Total State, or State-backed investment in housing, last year was approximately €5 billion with the number of schemes and measures – to activate construction, to build more affordable homes and to help buyers get on the ladder – continuing to grow.

Once seen as a game-changer, the Land Development Agency (LDA), which has a remit to build affordable housing on State land, has seemingly been bogged down in planning and/or the slow pace of obtaining land from commercial and other state bodies.

Insiders say the agency is finding it easier to build on private land than on the land we as citizens already own. It aims to deliver 14,000 new homes over the next three years.

Of course these are supply-side issues. The main problem for buyers and renters is price. The average price of a home in Dublin is now over €600,000, the CSO has found, 12 times the average full-time salary in the State (which is about €50,000).

The average price paid nationally is over €430,000.

“Demand clearly exceeds supply and this is reflected in the pricing signals – rents and house prices are both rising in real terms,” lecturer in property economics and real estate at TU Dublin John McCartney says.

However, he questions the widely held assumption that this reflects the failure of construction to keep pace with population growth.

“In fact, and contrary to the public perception, a combination of new builds and absorption of vacant properties provided enough accommodation to keep pace with growth in household numbers​ between 2011 and the most recent census,” he says.
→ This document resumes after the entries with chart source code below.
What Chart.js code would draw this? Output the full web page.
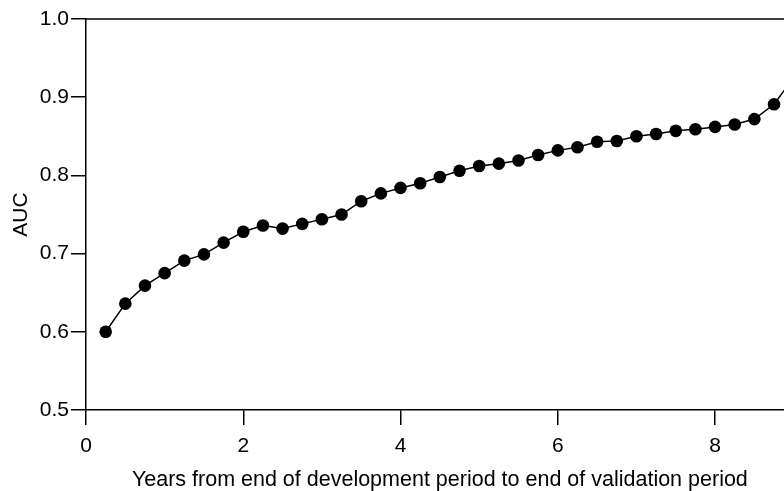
<!DOCTYPE html>
<html>
<head>
<meta charset="utf-8">
<script src="https://cdn.jsdelivr.net/npm/chart.js@4/dist/chart.umd.min.js"></script>
<style>
  html, body { margin: 0; padding: 0; background: #fff; overflow: hidden; }
  #wrap { width: 800px; height: 491px; }
</style>
</head>
<body>
<div id="wrap"><canvas id="c" width="800" height="491"></canvas></div>
<script>
// Years from end of development period to end of validation period
const years = [0.25, 0.5, 0.75, 1.0, 1.25, 1.5, 1.75, 2.0, 2.25, 2.5, 2.75, 3.0,
               3.25, 3.5, 3.75, 4.0, 4.25, 4.5, 4.75, 5.0, 5.25, 5.5, 5.75, 6.0,
               6.25, 6.5, 6.75, 7.0, 7.25, 7.5, 7.75, 8.0, 8.25, 8.5, 8.75, 9.0];
// Area under the ROC curve at each horizon
const auc = [0.600, 0.636, 0.659, 0.675, 0.691, 0.699, 0.714, 0.728, 0.736, 0.732, 0.738, 0.744,
             0.750, 0.767, 0.777, 0.784, 0.790, 0.798, 0.806, 0.812, 0.815, 0.819, 0.826, 0.832,
             0.836, 0.843, 0.844, 0.850, 0.853, 0.857, 0.859, 0.862, 0.865, 0.872, 0.891, 0.925];
const xTicks = [0, 2, 4, 6, 8];
const yTicks = [0.5, 0.6, 0.7, 0.8, 0.9, 1.0];

const FONT = "'Liberation Sans', Arial, sans-serif";

// top edge of the plot frame
const frameTop = {
  id: 'frameTop',
  afterDraw(chart) {
    const { ctx, chartArea } = chart;
    ctx.save();
    ctx.strokeStyle = '#000';
    ctx.lineWidth = 1.5;
    ctx.beginPath();
    ctx.moveTo(chartArea.left, chartArea.top);
    ctx.lineTo(chartArea.right, chartArea.top);
    ctx.stroke();
    ctx.restore();
  }
};

new Chart(document.getElementById('c'), {
  type: 'line',
  data: {
    datasets: [{
      data: years.map((x, i) => ({ x, y: auc[i] })),
      borderColor: '#000',
      borderWidth: 1.5,
      backgroundColor: '#000',
      pointRadius: 6.3,
      pointHoverRadius: 6.3,
      pointBackgroundColor: '#000',
      pointBorderColor: '#000',
      pointBorderWidth: 0,
      tension: 0,
      clip: false
    }]
  },
  options: {
    responsive: false,
    animation: false,
    layout: { padding: { top: 19, right: 4, left: 0, bottom: 0 } },
    plugins: { legend: { display: false }, tooltip: { enabled: false } },
    scales: {
      x: {
        type: 'linear',
        min: 0,
        max: 9,
        afterBuildTicks(scale) { scale.ticks = xTicks.map(v => ({ value: v })); },
        afterFit(scale) { scale.height = 81; },
        grid: { drawOnChartArea: false, drawTicks: true, tickLength: 15, color: '#000', lineWidth: 1.5 },
        border: { display: true, color: '#000', width: 1.5 },
        ticks: { color: '#000', padding: 9, font: { family: FONT, size: 21 }, maxRotation: 0 },
        title: {
          display: true,
          text: 'Years from end of development period to end of validation period',
          color: '#000',
          font: { family: FONT, size: 21.5 },
          padding: { top: 0, bottom: -2 }
        }
      },
      y: {
        type: 'linear',
        min: 0.5,
        max: 1.0,
        afterBuildTicks(scale) { scale.ticks = yTicks.map(v => ({ value: v })); },
        afterFit(scale) { scale.width = 86; },
        grid: { drawOnChartArea: false, drawTicks: true, tickLength: 15, color: '#000', lineWidth: 1.5 },
        border: { display: true, color: '#000', width: 1.5 },
        ticks: { color: '#000', padding: 2, font: { family: FONT, size: 21 }, callback: v => v.toFixed(1) },
        title: {
          display: true,
          text: 'AUC',
          color: '#000',
          font: { family: FONT, size: 21 },
          padding: { top: 9, bottom: 0 }
        }
      }
    }
  },
  plugins: [frameTop]
});
</script>
</body>
</html>
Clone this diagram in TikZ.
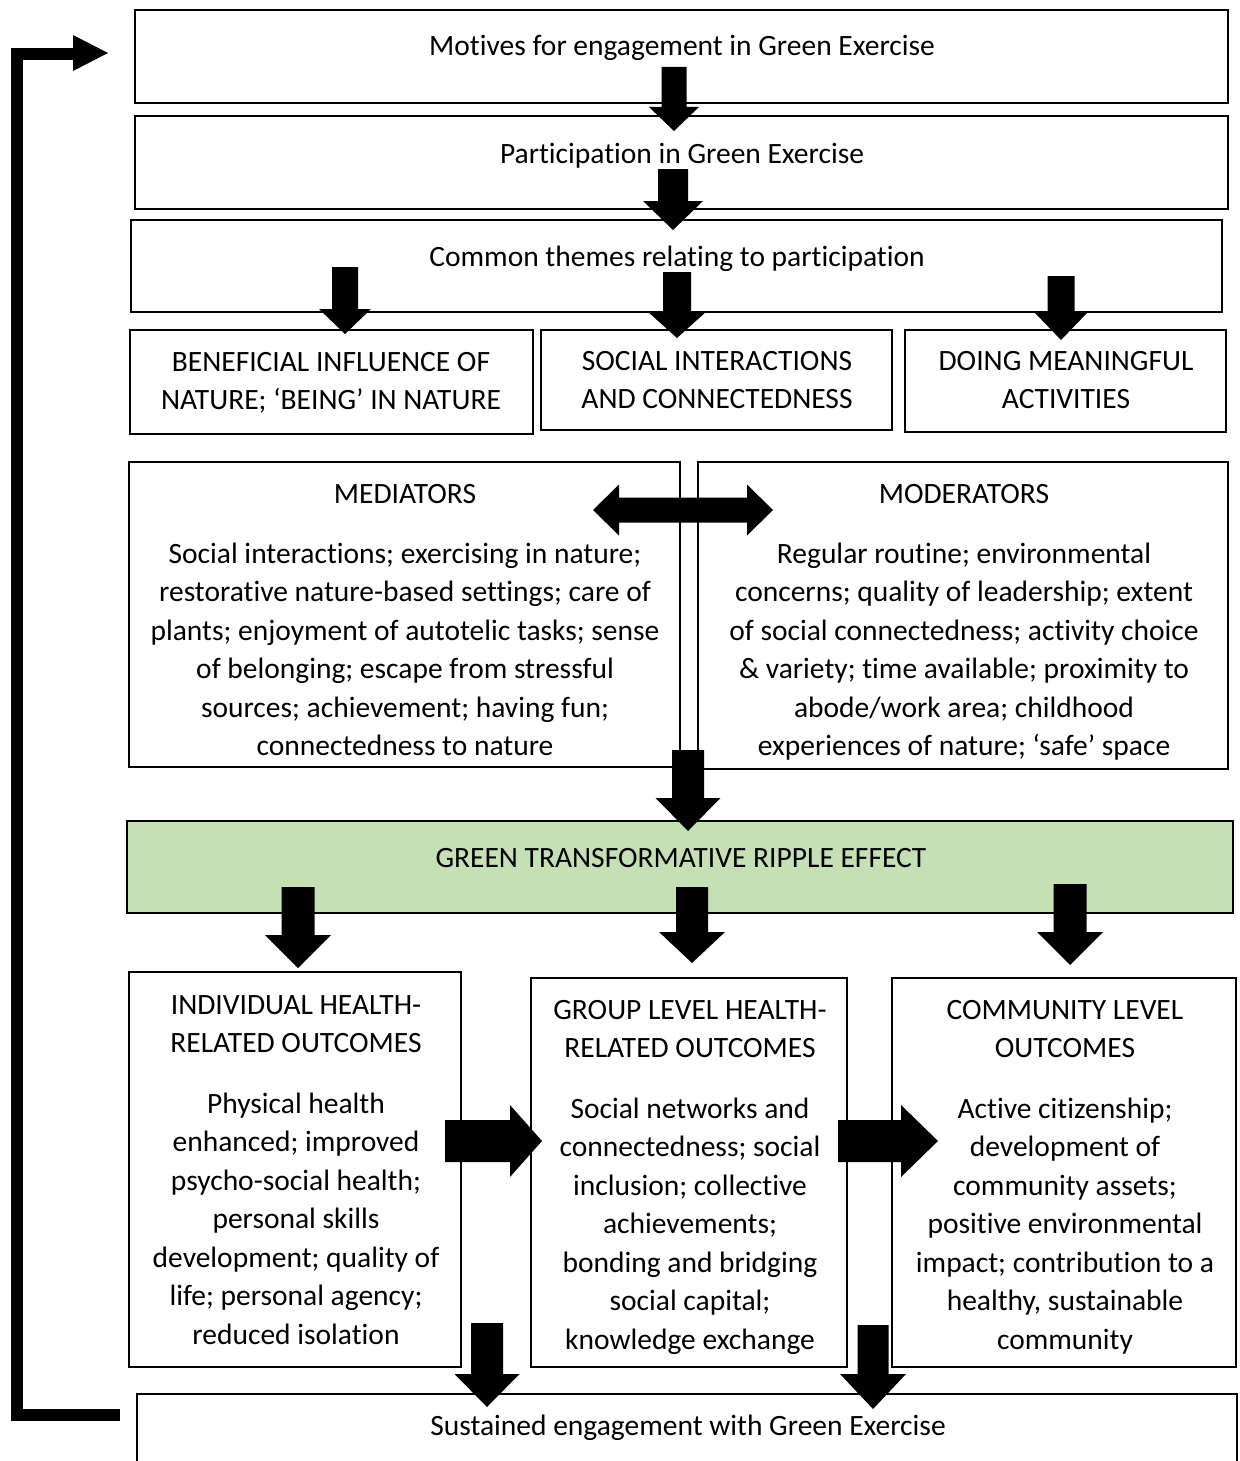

“Housing demand is actually about the willingness and ability of society to pay for housing rather than being about population growth per se,” McCartney says.

“What we are experiencing in Ireland is actually a problem of affluence – there is just a huge amount of money chasing homes,” he says.

“Partly this is because of Ireland’s economic good news story – full employment, rising real wages, tax cuts etc, and we certainly wouldn’t want to change those things,” McCartney says.

He also notes that some of the demand is being driven by Government incentive schemes like the Help to Buy, the First Home Scheme and the local authority home loan scheme “which are unnecessarily fanning the flames of inflation”.

Either way, Ireland’s housing problem has become increasingly tangled with the Government still searching for the right policy mix and investors citing policy uncertainty as a key turn-off.